To sensitive the wealthy

 
Published: Friday 15 October 2004

www.first8.org
At this year's UN Commission of Sustainable Development's meet in New York (April 19 to 30), progress on millennium development goals (MDGs) related to clean drinking water, human settlements and sanitation was reviewed. The world was nowhere in sight of attaining the goals, the evaluation showed. Meeting the MDGs would require a doubling of official development assistance (ODA) by the industrialised world, the UN secretary general stated quite emphatically. The First World was of course in no mood to pay heed; it instead harped onpublic-private partnerships to attain MDGs. But what exactly are public-rivate partnerships? Here is a very recent example of building up such a partnership: a campaign started on the 16 September by the Netherlands wing of the international non-governmental organisation Care. Called First 8, it ostensibly "seeks to raise people's awareness and wants to inspire them to take action in the struggle against poverty and the achievements of the MDGs". The operation works through an interactive website www.first8.org .
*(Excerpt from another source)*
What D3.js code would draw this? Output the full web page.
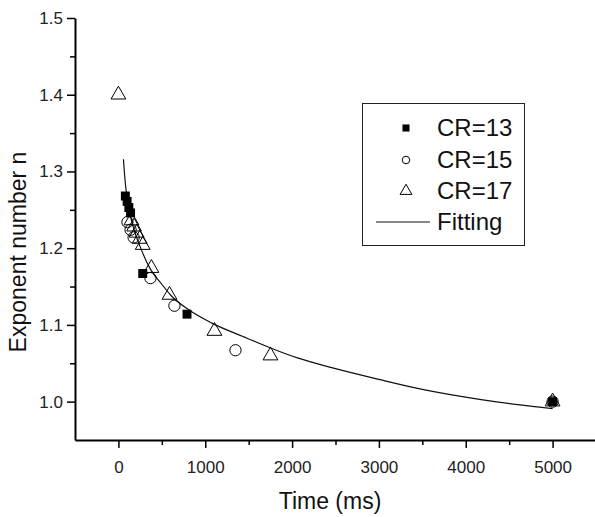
<!DOCTYPE html>
<html>
<head>
<meta charset="utf-8">
<script src="https://cdn.jsdelivr.net/npm/d3@7"></script>
<style>
  body { margin: 0; background: #fff; }
  text { font-family: "Liberation Sans", Arial, sans-serif; fill: #111; }
</style>
</head>
<body>
<div id="chart"></div>
<script>
// values: [time (ms), exponent n]
var cr13 = [[80, 1.268], [100, 1.261], [120, 1.253], [140, 1.246], [280, 1.167], [790, 1.114], [5000, 1.0]];
var cr15 = [[104, 1.234], [140, 1.224], [175, 1.214], [369, 1.161], [645, 1.125], [1348, 1.067], [5000, 1.0]];
var cr17 = [[0, 1.40], [150, 1.236], [180, 1.228], [210, 1.220], [245, 1.212], [280, 1.204], [380, 1.174],
            [588, 1.139], [1106, 1.092], [1751, 1.060], [5000, 1.0]];
var fitting = [[58, 1.316], [80, 1.284], [100, 1.266], [127, 1.248], [180, 1.224], [250, 1.202], [357, 1.175],
               [500, 1.153], [600, 1.139], [818, 1.119], [1083, 1.102], [1475, 1.083], [1774, 1.069],
               [2062, 1.057], [2500, 1.043], [3000, 1.029], [3500, 1.016], [4159, 1.003], [4600, 0.996], [5000, 0.991]];

var xTicks = [0, 1000, 2000, 3000, 4000, 5000];
var xMinor = [500, 1500, 2500, 3500, 4500];
var yTicks = [1.0, 1.1, 1.2, 1.3, 1.4, 1.5];
var yMinor = [1.05, 1.15, 1.25, 1.35, 1.45];
var legendNames = ['CR=13', 'CR=15', 'CR=17', 'Fitting'];

var svg = d3.select('#chart').append('svg')
            .attr('width', 595)
            .attr('height', 517);

var x = d3.scaleLinear().domain([-500, 5500]).range([75, 596]);
var y = d3.scaleLinear().domain([0.95, 1.5]).range([440, 18]);

// minor ticks
svg.append('g')
   .attr('transform', 'translate(0,440)')
   .call(d3.axisBottom(x).tickValues(xMinor).tickSize(5).tickSizeOuter(0).tickFormat(''))
   .call(function (g) { g.select('.domain').remove(); });
svg.append('g')
   .attr('transform', 'translate(75,0)')
   .call(d3.axisLeft(y).tickValues(yMinor).tickSize(5).tickSizeOuter(0).tickFormat(''))
   .call(function (g) { g.select('.domain').remove(); });

// major ticks
svg.append('g')
   .attr('transform', 'translate(0,440)')
   .call(d3.axisBottom(x).tickValues(xTicks).tickSize(8).tickSizeOuter(0).tickPadding(13).tickFormat(d3.format('d')));
svg.append('g')
   .attr('transform', 'translate(75,0)')
   .call(d3.axisLeft(y).tickValues(yTicks).tickSize(8).tickSizeOuter(0).tickPadding(4).tickFormat(d3.format('.1f')));

svg.selectAll('.domain').attr('stroke', '#000').attr('stroke-width', 2);
svg.selectAll('.tick line').attr('stroke', '#000').attr('stroke-width', 1.5);
svg.selectAll('.tick text').style('font-size', '17px').style('fill', '#222')
   .style('font-family', '"Liberation Sans", Arial, sans-serif');

// axis titles
svg.append('text')
   .attr('x', 330).attr('y', 509)
   .attr('text-anchor', 'middle')
   .style('font-size', '23px')
   .text('Time (ms)');
svg.append('text')
   .attr('transform', 'translate(26,252) rotate(-90)')
   .attr('text-anchor', 'middle')
   .style('font-size', '23px')
   .text('Exponent number n');

// fitting line
var line = d3.line()
             .x(function (d) { return x(d[0]); })
             .y(function (d) { return y(d[1]); })
             .curve(d3.curveMonotoneX);
svg.append('path')
   .datum(fitting)
   .attr('d', line)
   .attr('fill', 'none')
   .attr('stroke', '#111')
   .attr('stroke-width', 1.2);

// markers
var sq = d3.symbol().type(d3.symbolSquare).size(80);
var ci = d3.symbol().type(d3.symbolCircle).size(100);
var tr = d3.symbol().type(d3.symbolTriangle).size(95);

function pos(d) { return 'translate(' + x(d[0]) + ',' + y(d[1]) + ')'; }

svg.append('g').selectAll('path')
   .data(cr13).enter().append('path')
   .attr('d', sq)
   .attr('transform', pos)
   .attr('fill', '#000');

svg.append('g').selectAll('path')
   .data(cr15).enter().append('path')
   .attr('d', ci)
   .attr('transform', pos)
   .attr('fill', 'none')
   .attr('stroke', '#000')
   .attr('stroke-width', 1);

svg.append('g').selectAll('path')
   .data(cr17).enter().append('path')
   .attr('d', tr)
   .attr('transform', pos)
   .attr('fill', 'none')
   .attr('stroke', '#000')
   .attr('stroke-width', 1);

// legend
var lg = svg.append('g');
lg.append('rect')
  .attr('x', 362.5).attr('y', 103.5)
  .attr('width', 162).attr('height', 142)
  .attr('fill', '#fff')
  .attr('stroke', '#222')
  .attr('stroke-width', 1);

var rowY = [128, 160, 191, 222];
var legendSym = [d3.symbol().type(d3.symbolSquare).size(50),
                 d3.symbol().type(d3.symbolCircle).size(45),
                 d3.symbol().type(d3.symbolTriangle).size(60)];
for (var i = 0; i < 3; i++) {
    lg.append('path')
      .attr('d', legendSym[i])
      .attr('transform', 'translate(406,' + rowY[i] + ')')
      .attr('fill', i === 0 ? '#000' : 'none')
      .attr('stroke', '#000')
      .attr('stroke-width', i === 0 ? 0 : 1);
}
lg.append('line')
  .attr('x1', 376).attr('x2', 430)
  .attr('y1', rowY[3]).attr('y2', rowY[3])
  .attr('stroke', '#111')
  .attr('stroke-width', 1.2);

lg.selectAll('text.name')
  .data(legendNames).enter().append('text')
  .attr('class', 'name')
  .attr('x', 437)
  .attr('y', function (d, i) { return rowY[i] + 8; })
  .style('font-size', '24px')
  .text(function (d) { return d; });
</script>
</body>
</html>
No prizes for guessing who the wesbsite is for. Consider this: in the section on education we are told that more than 860 million people in the world today are illiterates and 90 per cent of them live in the developing countries. The site goes on to present platitudes on education: it helps reduce poverty, promotes gender equality, protects against HIV/AIDs. You are also exhorted to sign a petition against child labour -- all this with the visage of an emaciated child, quite palpably from the third world, yearning for your attention. There is more: the gnarled face of a woman -- again from the 'deprived' world -- confronts you in the section on improving women's maternal health. And there is "Is there time to be beauty queen" from Bono's Miss Sarajevo playing in the background. But is striking at the conscience of the wealthy enough to attain MDGs? Can it substitute ODA? Well, those are different questions.